After GLM fitting, you should be able to run GLM-HMM. The global GLM-HMM should be run next, as it explores all the parameter space and find a possible parameter candidate for fitting GLM-HMM to individual animal. As Ashwood described in her paper, we use EM algorithm here, which takes quite a lot of computational resources. EM algorithm does not guarantee that we will find global maxima, so we need to fit with several iterations (which also increases required computation resources). Thus HPC usage is highly recommended.
Finally GLM-HMMs can be fit to the data from individual animals. We also use Maximum A Priori (MAP) Estimation here, as the number of trials available for each animal is very limited. (See here for more explanation.) This involves two additional hyperparameters: alpha and sigma. We use k-fold cross-validation here to find the best pair of them. The Jupyter notebooks for GLM-HMM also generate some basic figures that will make easy to interpret the results.
It is completely optional to fit the lapse model to the dataset. While not used for any initialization purposes, this allows model comparison with the global and individual GLM-HMMs. For now, lapse model does not support dmdm dataset.
This creates figures
folder. Assuming that you have downloaded and preprocessed the datasets, and that you have fit all models on these datasets, you can start some exploratory analysis and reproduce some figures. 3_make_figures/dmdm/write_results.py
will save the outputs so that you can run other analysis on trials characterized by GLM-HMM. Enjoy!
- To create symbolic link
ln -s ../ssm ssm
- You want to improve your dask user experience? Check this JupyterLab extension and this VSCode extension.

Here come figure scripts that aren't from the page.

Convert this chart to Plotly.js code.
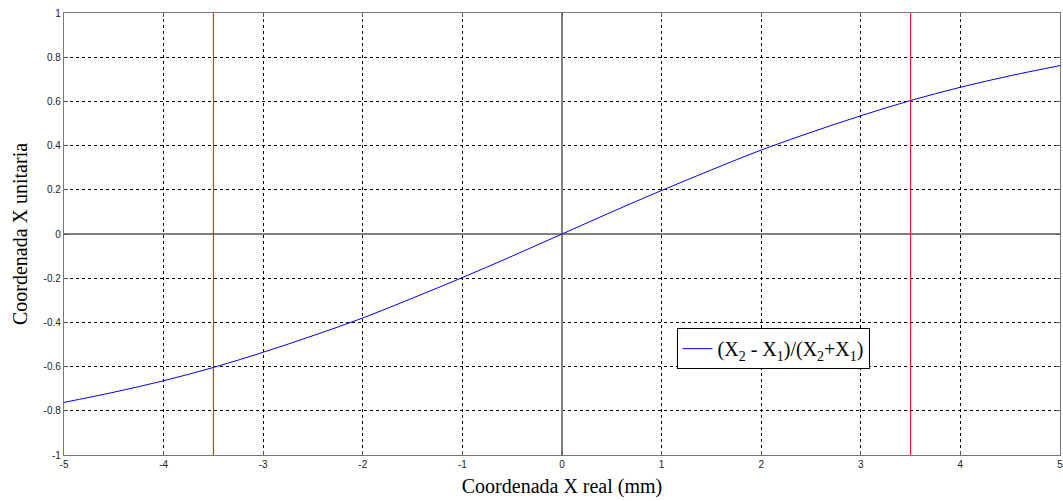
<!DOCTYPE html>
<html>
<head>
<meta charset="utf-8">
<script src="https://cdn.plot.ly/plotly-3.0.1.min.js"></script>
<style>html,body{margin:0;padding:0;background:#fff}#chart{width:1063px;height:501px}</style>
</head>
<body>
<div id="chart"></div>
<script>
// Curve
const xReal = [-5, -4.5, -4, -3.5, -3, -2.5, -2, -1.5, -1, -0.5, 0, 0.5, 1, 1.5, 2, 2.5, 3, 3.5, 4, 4.5, 5];
const xUnit = [-0.762, -0.716, -0.664, -0.604, -0.535, -0.46, -0.38, -0.29, -0.197, -0.1, 0, 0.1, 0.197, 0.29, 0.38, 0.46, 0.535, 0.604, 0.664, 0.716, 0.762];
// Red marker lines
const markerX = [-3.5, 3.5];
const markerY = [-1, 1];
const xTicks = [-5, -4, -3, -2, -1, 0, 1, 2, 3, 4, 5];
const yTicks = [-1, -0.8, -0.6, -0.4, -0.2, 0, 0.2, 0.4, 0.6, 0.8, 1];
const seriesName = '(X<sub>2</sub> - X<sub>1</sub>)/(X<sub>2</sub>+X<sub>1</sub>)';

const traces = markerX.map(mx => ({
  x: [mx, mx], y: markerY, mode: 'lines', type: 'scatter',
  line: {color: '#ff0000', width: 1}, showlegend: false, hoverinfo: 'skip'
}));
traces.push({
  x: xReal, y: xUnit, mode: 'lines', type: 'scatter', name: seriesName,
  line: {color: '#0000ff', width: 1, shape: 'spline'}
});

const axisCommon = {
  showline: true, linecolor: '#777', linewidth: 1.2, mirror: 'ticks',
  ticks: 'inside', ticklen: 4, tickcolor: '#555',
  showgrid: true, gridcolor: '#000', gridwidth: 1, griddash: '3px,3px',
  zeroline: true, zerolinecolor: '#808080', zerolinewidth: 1.5,
  tickfont: {family: 'Liberation Sans, Arial', size: 10, color: '#222'},
  ticklabeloverflow: 'allow'
};

const layout = {
  width: 1063, height: 501,
  margin: {l: 64, r: 3, t: 13, b: 46},
  paper_bgcolor: '#fff', plot_bgcolor: '#fff',
  xaxis: Object.assign({}, axisCommon, {
    range: [-5, 5], tickvals: xTicks, ticktext: xTicks.map(String),
    title: {text: 'Coordenada X real (mm)', font: {family: 'Liberation Serif, Times New Roman', size: 20, color: '#000'}, standoff: 9}
  }),
  yaxis: Object.assign({}, axisCommon, {
    range: [-1, 1], tickvals: yTicks, ticktext: yTicks.map(String),
    title: {text: 'Coordenada X unitaria', font: {family: 'Liberation Serif, Times New Roman', size: 20, color: '#000'}, standoff: 10}
  }),
  showlegend: true,
  legend: {
    x: 0.615, y: 0.287, xanchor: 'left', yanchor: 'top',
    bgcolor: '#fff', bordercolor: '#000', borderwidth: 1,
    font: {family: 'Liberation Serif, Times New Roman', size: 20, color: '#000'},
    tracegroupgap: 0, itemwidth: 30
  }
};

Plotly.newPlot('chart', traces, layout, {displayModeBar: false, staticPlot: true});
</script>
</body>
</html>
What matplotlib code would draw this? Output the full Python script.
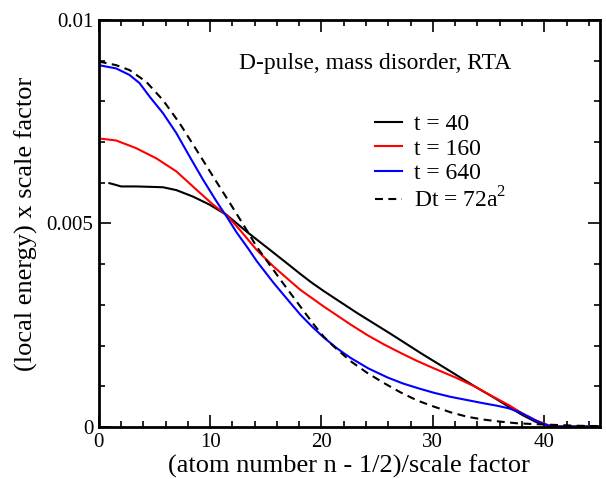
import matplotlib
matplotlib.use("Agg")
import matplotlib.pyplot as plt
from matplotlib.ticker import MultipleLocator

plt.rcParams['font.family'] = ['Liberation Serif', 'DejaVu Serif']
plt.rcParams['mathtext.fontset'] = 'custom'
plt.rcParams['mathtext.rm'] = 'Liberation Serif'

# t = 40 (black), y in units of 1e-3
x40 = [0.96, 1.5, 2.01, 3.36, 4.6, 5.77, 6.97, 8.47, 9.97, 11.48, 13.28, 15.38, 17.0, 18.1, 19.1, 20.2, 23.2, 26.2, 29.0, 31.5, 33.8, 35.5, 36.8, 38.0, 39.2, 40.4, 41.0, 45.0]
y40 = [5.99, 5.95, 5.91, 5.91, 5.90, 5.89, 5.82, 5.66, 5.46, 5.21, 4.80, 4.35, 4.00, 3.76, 3.55, 3.34, 2.80, 2.29, 1.80, 1.38, 0.99, 0.72, 0.50, 0.30, 0.13, 0.03, 0.01, 0.01]

# t = 160 (red)
x160 = [0.3, 1.56, 3.36, 5.17, 6.97, 8.77, 10.28, 11.48, 12.68, 14.18, 15.7, 17.0, 18.1, 20.2, 22.6, 24.1, 25.6, 27.1, 28.6, 30.1, 32.0, 33.8, 35.3, 36.8, 38.0, 39.2, 40.4, 41.0, 45.0]
y160 = [7.08, 7.04, 6.85, 6.60, 6.28, 5.83, 5.46, 5.21, 4.84, 4.35, 3.94, 3.63, 3.37, 2.96, 2.52, 2.26, 2.03, 1.82, 1.62, 1.44, 1.22, 0.99, 0.76, 0.54, 0.34, 0.17, 0.04, 0.01, 0.01]

# t = 640 (blue)
x640 = [0.0, 1.56, 2.76, 3.66, 4.56, 5.77, 6.97, 8.17, 9.38, 10.58, 11.48, 12.38, 13.43, 14.2, 15.7, 17.2, 18.1, 19.1, 20.2, 21.4, 22.6, 24.2, 25.9, 27.3, 28.7, 30.1, 31.6, 33.1, 34.6, 35.8, 36.8, 37.8, 38.6, 39.5, 40.4, 41.0, 45.0]
y640 = [8.89, 8.81, 8.65, 8.45, 8.12, 7.71, 7.22, 6.64, 6.07, 5.54, 5.17, 4.78, 4.38, 4.07, 3.54, 3.05, 2.76, 2.48, 2.20, 1.93, 1.70, 1.44, 1.22, 1.07, 0.95, 0.84, 0.74, 0.66, 0.58, 0.52, 0.46, 0.36, 0.25, 0.12, 0.03, 0.01, 0.01]

# Dt = 72a^2 (dashed)
xdt = [0.0, 1.56, 2.76, 4.27, 5.77, 7.27, 8.77, 10.28, 11.78, 13.28, 14.18, 15.1, 16.5, 17.8, 18.4, 19.3, 20.2, 21.1, 22.6, 24.1, 25.6, 27.1, 28.6, 30.1, 31.6, 33.1, 34.6, 36.1, 37.6, 39.2, 41.0, 43.0, 45.0]
ydt = [8.98, 8.89, 8.77, 8.48, 8.03, 7.46, 6.81, 6.15, 5.50, 4.84, 4.43, 4.08, 3.55, 3.07, 2.85, 2.52, 2.22, 1.98, 1.62, 1.33, 1.08, 0.85, 0.65, 0.50, 0.36, 0.25, 0.18, 0.13, 0.09, 0.07, 0.05, 0.03, 0.02]

labels = ['t = 40', 't = 160', 't = 640', r'Dt = 72a$^\mathregular{2}$']
title_text = 'D-pulse, mass disorder, RTA'

fig = plt.figure(figsize=(6.06, 4.79), dpi=100)
ax = fig.add_axes([0.1629, 0.1086, 0.8271, 0.8497])

s = 1e-3
ax.plot(x40, [v * s for v in y40], color='black', lw=1.5, label=labels[0])
ax.plot(x160, [v * s for v in y160], color='red', lw=1.5, label=labels[1])
ax.plot(x640, [v * s for v in y640], color='blue', lw=1.5, label=labels[2])
ax.plot(xdt, [v * s for v in ydt], color='black', lw=1.5, ls=(0, (3.8, 2.6)), label=labels[3])

ax.set_xlim(0, 45)
ax.set_ylim(0, 0.01)
ax.xaxis.set_minor_locator(MultipleLocator(2))
ax.yaxis.set_minor_locator(MultipleLocator(0.001))
ax.set_xticks([0, 10, 20, 30, 40])
ax.set_xticklabels(['0', '10', '20', '30', '40'])
ax.set_yticks([0, 0.005, 0.01])
ax.set_yticklabels(['0', '0.005', '0.01'])
ax.tick_params(which='both', direction='in', top=True, right=True, labelsize=15, width=1.2)
ax.tick_params(which='major', length=8.5, pad=4)
ax.tick_params(which='minor', length=4.5)
for sp in ax.spines.values():
    sp.set_linewidth(2)

ax.set_xlabel('(atom number n - 1/2)/scale factor', fontsize=19, labelpad=2)
ax.set_ylabel('(local energy) x scale factor', fontsize=19, labelpad=6)

ax.text(0.28, 0.894, title_text, transform=ax.transAxes,
        ha='left', va='center', fontsize=17)

leg = ax.legend(loc='upper left', bbox_to_anchor=(0.551, 0.77), frameon=False,
                fontsize=17, handlelength=1.15, handletextpad=0.5, labelspacing=0.13,
                borderaxespad=0, borderpad=0)

fig.savefig('out.png', dpi=100)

- .mat file is in v7.3? You can use this python module to load, but I found this is extremely slow for the size of .mat file we have.
- Python is here. VSCode asks you to specify the path to it.
- When using HPC, you need to allocate the computing resources for your analysis. This is not easy-to-solve problem, as there is not inifinite amount of resources on HPC and your jobs can keep pending if you try to use a lot of resources on busy period. Additionally, when I assigned 1 process / 2 cores CPU to each worker, I started to receive
distributed.utils_perf - WARNING - full garbage collections took 11% CPU time recently (threshold: 10%)t]
, which I need to explore the cause at some point (Perhaps my code is not optimizd for this type of usage?). - Alternatively, you can launch Jupyter server using a different computing node. This is quite useful especially your notebook uses quite a lot of resources and not using Dask to parallelize it. Here is how to do: Login into a separate computing node with
srun
and launch Jupyter as
export XDG_RUNTIME_DIR="" # See https://swc-neuro.slack.com/archives/CHLGTQVLL/p1560422985006700
jupyter lab --port=2025
Following this procedure will make you able to connect to the Jupter notebook on HPC with http://127.0.0.1:2025/lab
using your web browser. I personally use VSCode, so I will simply run this command below from another HPC terminal to port forwarding (ref).
ssh -q -N ${jupyter_host_name} -L 2025:localhost:2025
I then follow this step and simply copy and paste the jupyter URL within HPC.